# The problem:
From the listing below, extract every line in which the word "chart" appears.

# Supplied data:
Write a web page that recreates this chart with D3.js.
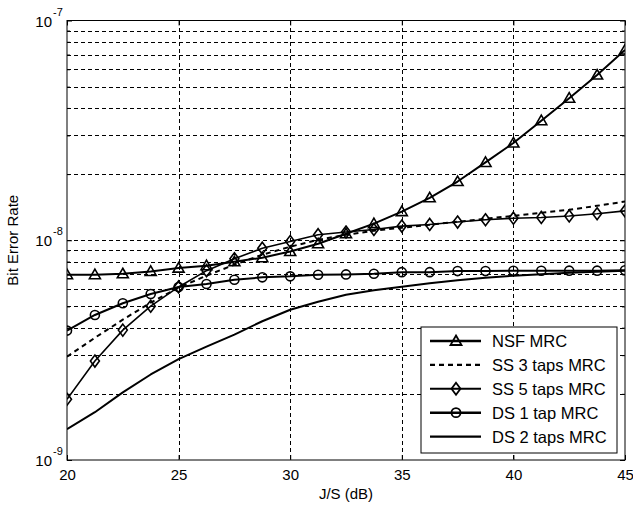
<!DOCTYPE html>
<html><head><meta charset="utf-8">
<script src="https://cdn.jsdelivr.net/npm/d3@7/dist/d3.min.js"></script>
<style>
body{margin:0;background:#fff}
svg{display:block}
text{font-family:"Liberation Sans",Arial,sans-serif;fill:#000}
</style>
</head><body>
<svg id="chart" width="633" height="509"></svg>
<script>
// ---- data ----
const jsValues = [20,21.25,22.5,23.75,25,26.25,27.5,28.75,30,31.25,32.5,33.75,35,36.25,37.5,38.75,40,41.25,42.5,43.75,45];
const nsfMRC   = [6.97e-9,6.97e-9,7.04e-9,7.21e-9,7.47e-9,7.66e-9,7.98e-9,8.33e-9,8.89e-9,9.64e-9,1.07e-8,1.19e-8,1.35e-8,1.56e-8,1.85e-8,2.26e-8,2.77e-8,3.50e-8,4.43e-8,5.65e-8,7.34e-8];
const ss3MRC   = [2.95e-9,3.60e-9,4.35e-9,5.20e-9,6.08e-9,6.90e-9,7.74e-9,8.59e-9,9.34e-9,1.005e-8,1.059e-8,1.105e-8,1.14e-8,1.176e-8,1.214e-8,1.252e-8,1.292e-8,1.334e-8,1.376e-8,1.435e-8,1.50e-8];
const ss5MRC   = [1.89e-9,2.82e-9,3.90e-9,5.01e-9,6.13e-9,7.27e-9,8.24e-9,9.20e-9,9.87e-9,1.06e-8,1.09e-8,1.12e-8,1.16e-8,1.18e-8,1.21e-8,1.24e-8,1.26e-8,1.27e-8,1.29e-8,1.32e-8,1.36e-8];
const ds1MRC   = [3.88e-9,4.57e-9,5.17e-9,5.69e-9,6.13e-9,6.32e-9,6.61e-9,6.78e-9,6.85e-9,6.97e-9,6.99e-9,7.04e-9,7.16e-9,7.16e-9,7.24e-9,7.24e-9,7.26e-9,7.26e-9,7.27e-9,7.27e-9,7.30e-9];
const ds2MRC   = [1.38e-9,1.65e-9,2.03e-9,2.45e-9,2.88e-9,3.28e-9,3.72e-9,4.28e-9,4.83e-9,5.25e-9,5.65e-9,5.92e-9,6.15e-9,6.37e-9,6.58e-9,6.75e-9,6.90e-9,7.01e-9,7.12e-9,7.19e-9,7.27e-9];
const seriesNames = ["NSF MRC","SS 3 taps MRC","SS 5 taps MRC","DS 1 tap MRC","DS 2 taps MRC"];
const xTicks = [20,25,30,35,40,45];
const yTickExps = [-9,-8,-7];
const xLabel = "J/S (dB)";
const yLabel = "Bit Error Rate";

// ---- layout ----
const L = 67, R = 625, T = 20.5, B = 460;
const svg = d3.select("#chart");
const x = d3.scaleLinear().domain([20,45]).range([L,R]);
const y = d3.scaleLog().domain([1e-9,1e-7]).range([B,T]);

// grid
const minorVals = [];
[-9,-8].forEach(e=>{ for(let k=1;k<=9;k++){ if(!(k===1&&e===-9)) minorVals.push(k*Math.pow(10,e)); } });
const grid = svg.append("g").attr("stroke","#000").attr("stroke-width",1).attr("stroke-dasharray","4,3").attr("shape-rendering","crispEdges");
grid.selectAll("line.h").data(minorVals).join("line").attr("class","h")
  .attr("x1",L).attr("x2",R).attr("y1",d=>Math.round(y(d))+0.5).attr("y2",d=>Math.round(y(d))+0.5);
grid.selectAll("line.v").data(xTicks.slice(1,-1)).join("line").attr("class","v")
  .attr("y1",T).attr("y2",B).attr("x1",d=>Math.round(x(d))+0.5).attr("x2",d=>Math.round(x(d))+0.5);

// axes
const xAxis = d3.axisBottom(x).tickValues(xTicks).tickSizeInner(-5).tickSizeOuter(0).tickPadding(9).tickFormat(d3.format("d"));
const gx = svg.append("g").attr("transform",`translate(0,${B})`).call(xAxis);
gx.select(".domain").remove();
gx.selectAll("text").attr("font-size",15).attr("font-family","Liberation Sans, Arial, sans-serif");
gx.selectAll("line").attr("stroke","#000");
const gxt = svg.append("g").attr("transform",`translate(0,${T})`).call(d3.axisTop(x).tickValues(xTicks).tickSizeInner(-5).tickSizeOuter(0).tickFormat(""));
gxt.select(".domain").remove();

const yMajor = yTickExps.map(e=>Math.pow(10,e));
const gy = svg.append("g").attr("transform",`translate(${L},0)`).call(d3.axisLeft(y).tickValues(yMajor).tickSizeInner(-5).tickSizeOuter(0).tickFormat(""));
gy.select(".domain").remove();
const gyr = svg.append("g").attr("transform",`translate(${R},0)`).call(d3.axisRight(y).tickValues(yMajor).tickSizeInner(-5).tickSizeOuter(0).tickFormat(""));
gyr.select(".domain").remove();
const gyMinorL = svg.append("g").attr("transform",`translate(${L},0)`).call(d3.axisLeft(y).tickValues(minorVals.filter(v=>!yMajor.includes(v))).tickSizeInner(-3).tickSizeOuter(0).tickFormat(""));
gyMinorL.select(".domain").remove();
const gyMinorR = svg.append("g").attr("transform",`translate(${R},0)`).call(d3.axisRight(y).tickValues(minorVals.filter(v=>!yMajor.includes(v))).tickSizeInner(-3).tickSizeOuter(0).tickFormat(""));
gyMinorR.select(".domain").remove();

// y tick labels with superscripts
const ylab = svg.append("g");
yTickExps.forEach(e=>{
  const yy = y(Math.pow(10,e));
  ylab.append("text").attr("x",L-15).attr("y",yy+6).attr("text-anchor","end").attr("font-size",15).text("10");
  ylab.append("text").attr("x",L-14).attr("y",yy-5).attr("text-anchor","start").attr("font-size",11).text(String(e));
});

// axis labels
svg.append("text").attr("x",(L+R)/2).attr("y",499).attr("text-anchor","middle").attr("font-size",15).text(xLabel);
svg.append("text").attr("transform",`translate(18,${(T+B)/2}) rotate(-90)`).attr("text-anchor","middle").attr("font-size",15).text(yLabel);

// clip
svg.append("clipPath").attr("id","clip").append("rect").attr("x",L).attr("y",T).attr("width",R-L).attr("height",B-T);

// series
const series = [
  {name:seriesNames[0], vals:nsfMRC, dash:null, marker:"tri", w:2},
  {name:seriesNames[1], vals:ss3MRC, dash:"5,4", marker:null, w:2},
  {name:seriesNames[2], vals:ss5MRC, dash:null, marker:"dia", w:1.6},
  {name:seriesNames[3], vals:ds1MRC, dash:null, marker:"cir", w:2},
  {name:seriesNames[4], vals:ds2MRC, dash:null, marker:null, w:2}
];
const line = d3.line().x(d=>x(d[0])).y(d=>y(d[1]));
const plot = svg.append("g").attr("clip-path","url(#clip)");
function markerPath(type){
  if(type==="tri") return "M0,-5.5L5.5,4L-5.5,4Z";
  if(type==="dia") return "M0,-6L4.5,0L0,6L-4.5,0Z";
  if(type==="cir") return d3.symbol(d3.symbolCircle, 64)();
  return null;
}
series.slice().reverse().forEach(s=>{
  const pts = jsValues.map((v,i)=>[v,s.vals[i]]);
  plot.append("path").datum(pts).attr("d",line).attr("fill","none").attr("stroke","#000")
    .attr("stroke-width",s.w).attr("stroke-dasharray",s.dash).attr("stroke-linejoin","round");
  if(s.marker){
    plot.selectAll(null).data(pts).join("path").attr("d",markerPath(s.marker))
      .attr("transform",d=>`translate(${x(d[0])},${y(d[1])})`)
      .attr("fill","none").attr("stroke","#000").attr("stroke-width",1.6);
  }
});
// frame
svg.append("rect").attr("x",L).attr("y",T).attr("width",R-L).attr("height",B-T).attr("fill","none").attr("stroke","#000").attr("stroke-width",1);

// legend
const lg = svg.append("g");
const lx0 = 421, ly0 = 327, lw = 196, lh = 126;
lg.append("rect").attr("x",lx0).attr("y",ly0).attr("width",lw).attr("height",lh).attr("fill","#fff").attr("stroke","#000").attr("stroke-width",1);
series.forEach((s,i)=>{
  const yy = 341 + i*23.9;
  lg.append("line").attr("x1",430).attr("x2",481).attr("y1",yy).attr("y2",yy).attr("stroke","#000").attr("stroke-width",s.w+0.4).attr("stroke-dasharray",s.dash);
  if(s.marker) lg.append("path").attr("d",markerPath(s.marker)).attr("transform",`translate(456,${yy})`).attr("fill","none").attr("stroke","#000").attr("stroke-width",1.8);
  lg.append("text").attr("x",492).attr("y",yy+6).attr("font-size",16.5).text(s.name);
});
</script>
</body></html>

# Full response:
Write a web page that recreates this chart with D3.js.
<svg id="chart" width="633" height="509"></svg>
const svg = d3.select("#chart");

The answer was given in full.